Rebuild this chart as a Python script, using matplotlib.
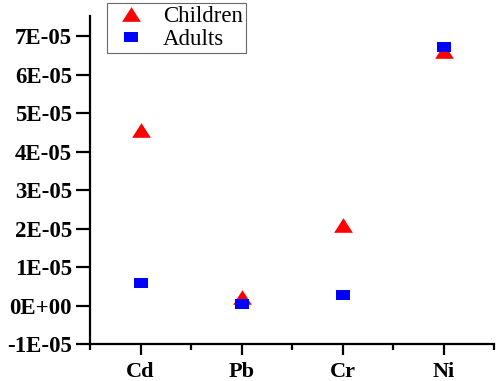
○ ○ ○ ○
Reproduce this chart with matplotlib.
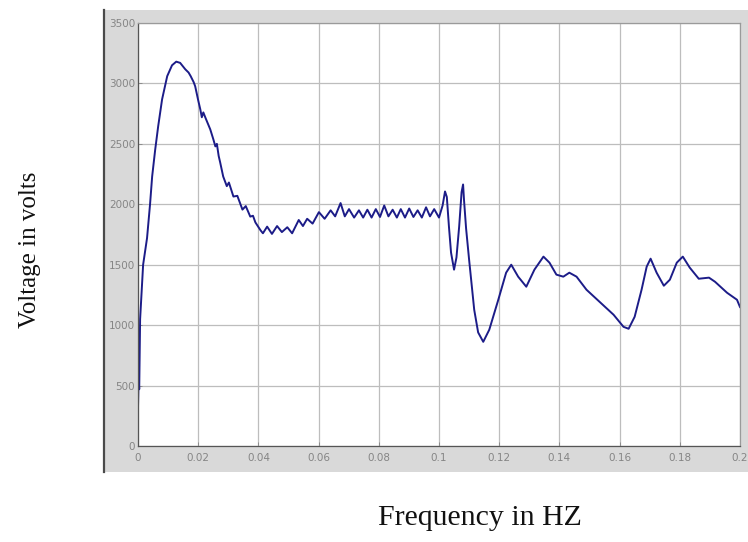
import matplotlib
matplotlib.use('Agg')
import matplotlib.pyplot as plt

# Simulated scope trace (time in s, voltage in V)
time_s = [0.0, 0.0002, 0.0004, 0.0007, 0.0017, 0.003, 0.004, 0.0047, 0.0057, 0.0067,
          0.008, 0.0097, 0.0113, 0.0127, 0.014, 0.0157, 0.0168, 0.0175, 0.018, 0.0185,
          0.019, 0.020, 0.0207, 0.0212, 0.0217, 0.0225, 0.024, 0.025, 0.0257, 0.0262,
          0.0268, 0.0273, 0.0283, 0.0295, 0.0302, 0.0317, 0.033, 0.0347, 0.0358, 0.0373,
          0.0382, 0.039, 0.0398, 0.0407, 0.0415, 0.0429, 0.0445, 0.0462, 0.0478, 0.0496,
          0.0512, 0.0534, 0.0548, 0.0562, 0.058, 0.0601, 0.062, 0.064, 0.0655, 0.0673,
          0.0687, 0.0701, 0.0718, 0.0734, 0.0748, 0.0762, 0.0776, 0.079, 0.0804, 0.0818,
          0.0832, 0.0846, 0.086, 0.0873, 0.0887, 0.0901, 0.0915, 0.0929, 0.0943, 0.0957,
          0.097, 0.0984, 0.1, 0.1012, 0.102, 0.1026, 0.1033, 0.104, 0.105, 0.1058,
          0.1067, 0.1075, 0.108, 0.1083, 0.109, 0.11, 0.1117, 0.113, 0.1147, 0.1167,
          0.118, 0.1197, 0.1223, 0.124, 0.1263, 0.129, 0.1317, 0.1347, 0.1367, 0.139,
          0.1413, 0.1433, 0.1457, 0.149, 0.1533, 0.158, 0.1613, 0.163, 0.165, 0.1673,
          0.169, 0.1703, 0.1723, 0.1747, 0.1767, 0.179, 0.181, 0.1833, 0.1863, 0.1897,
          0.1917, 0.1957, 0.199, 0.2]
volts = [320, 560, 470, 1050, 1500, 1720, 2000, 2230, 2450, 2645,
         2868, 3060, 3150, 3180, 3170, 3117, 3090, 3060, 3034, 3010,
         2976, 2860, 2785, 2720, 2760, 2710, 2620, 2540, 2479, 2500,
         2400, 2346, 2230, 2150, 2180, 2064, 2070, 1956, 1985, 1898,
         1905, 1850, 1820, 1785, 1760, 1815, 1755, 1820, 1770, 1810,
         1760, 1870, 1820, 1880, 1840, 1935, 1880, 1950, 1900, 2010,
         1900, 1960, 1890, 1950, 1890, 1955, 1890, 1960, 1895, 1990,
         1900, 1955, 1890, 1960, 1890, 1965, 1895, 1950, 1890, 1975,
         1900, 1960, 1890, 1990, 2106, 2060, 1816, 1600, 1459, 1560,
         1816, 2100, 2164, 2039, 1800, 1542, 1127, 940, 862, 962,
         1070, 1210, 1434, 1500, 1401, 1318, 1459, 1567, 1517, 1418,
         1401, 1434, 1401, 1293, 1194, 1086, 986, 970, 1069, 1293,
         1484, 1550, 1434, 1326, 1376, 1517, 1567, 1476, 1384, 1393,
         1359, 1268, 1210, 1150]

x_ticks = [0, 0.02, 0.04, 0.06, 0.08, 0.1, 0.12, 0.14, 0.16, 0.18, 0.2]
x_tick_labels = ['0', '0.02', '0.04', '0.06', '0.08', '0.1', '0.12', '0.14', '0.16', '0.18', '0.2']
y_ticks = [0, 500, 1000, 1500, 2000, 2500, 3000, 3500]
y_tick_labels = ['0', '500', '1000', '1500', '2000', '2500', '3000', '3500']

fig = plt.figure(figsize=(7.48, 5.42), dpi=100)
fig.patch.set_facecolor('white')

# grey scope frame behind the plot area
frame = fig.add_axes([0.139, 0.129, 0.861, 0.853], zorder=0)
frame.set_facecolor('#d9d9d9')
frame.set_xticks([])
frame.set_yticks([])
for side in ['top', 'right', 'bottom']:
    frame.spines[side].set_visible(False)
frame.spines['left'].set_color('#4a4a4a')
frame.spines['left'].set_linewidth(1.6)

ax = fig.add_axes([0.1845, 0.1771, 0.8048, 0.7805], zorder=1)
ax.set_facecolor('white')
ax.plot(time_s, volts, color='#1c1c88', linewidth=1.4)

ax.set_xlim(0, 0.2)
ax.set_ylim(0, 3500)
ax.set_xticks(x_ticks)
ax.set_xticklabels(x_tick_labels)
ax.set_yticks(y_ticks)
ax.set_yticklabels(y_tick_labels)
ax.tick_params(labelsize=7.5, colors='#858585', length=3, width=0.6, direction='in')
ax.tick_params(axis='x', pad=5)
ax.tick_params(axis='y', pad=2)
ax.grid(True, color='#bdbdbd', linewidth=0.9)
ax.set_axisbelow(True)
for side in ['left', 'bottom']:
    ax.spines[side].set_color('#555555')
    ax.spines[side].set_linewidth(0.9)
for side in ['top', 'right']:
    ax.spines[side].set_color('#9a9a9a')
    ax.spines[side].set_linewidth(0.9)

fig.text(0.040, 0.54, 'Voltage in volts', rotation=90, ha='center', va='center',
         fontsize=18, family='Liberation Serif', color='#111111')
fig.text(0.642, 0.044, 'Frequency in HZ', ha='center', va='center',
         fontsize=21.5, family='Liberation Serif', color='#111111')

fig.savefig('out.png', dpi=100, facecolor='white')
○ ○ ○ ○
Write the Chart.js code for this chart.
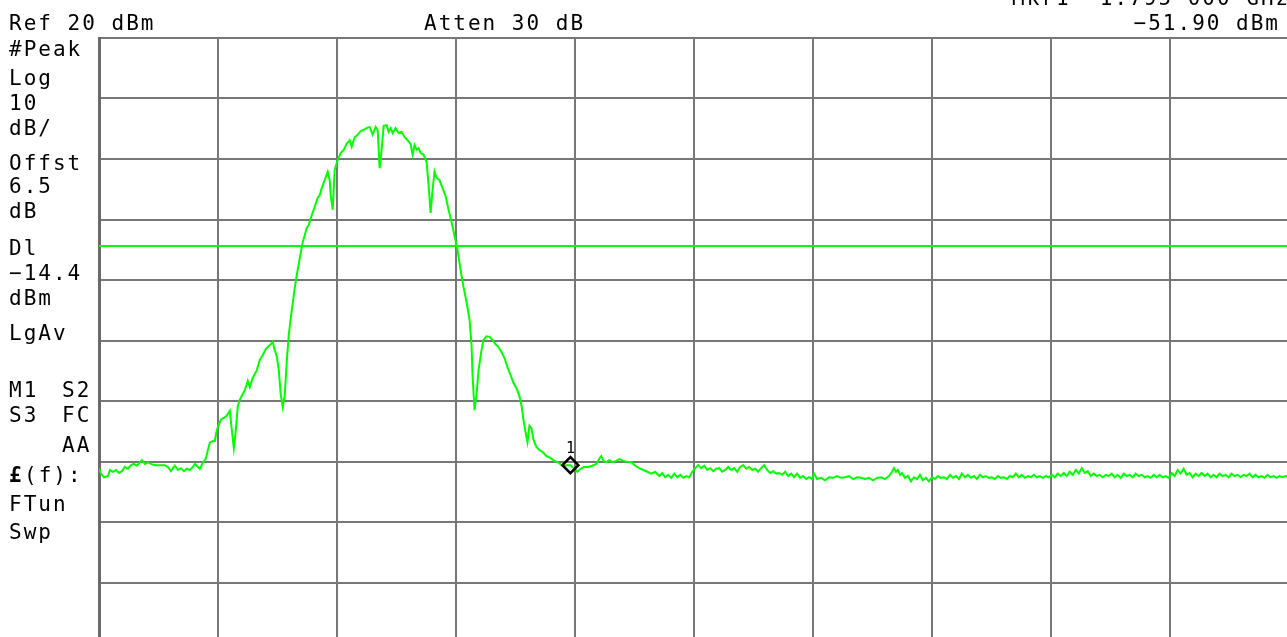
○ ○ ○ ○
Pick out each line in the material containing "matplotlib".

*Reply*:
Rebuild this chart as a Python script, using matplotlib.
Reproduce this chart with matplotlib.
import matplotlib
matplotlib.use('Agg')
import matplotlib.pyplot as plt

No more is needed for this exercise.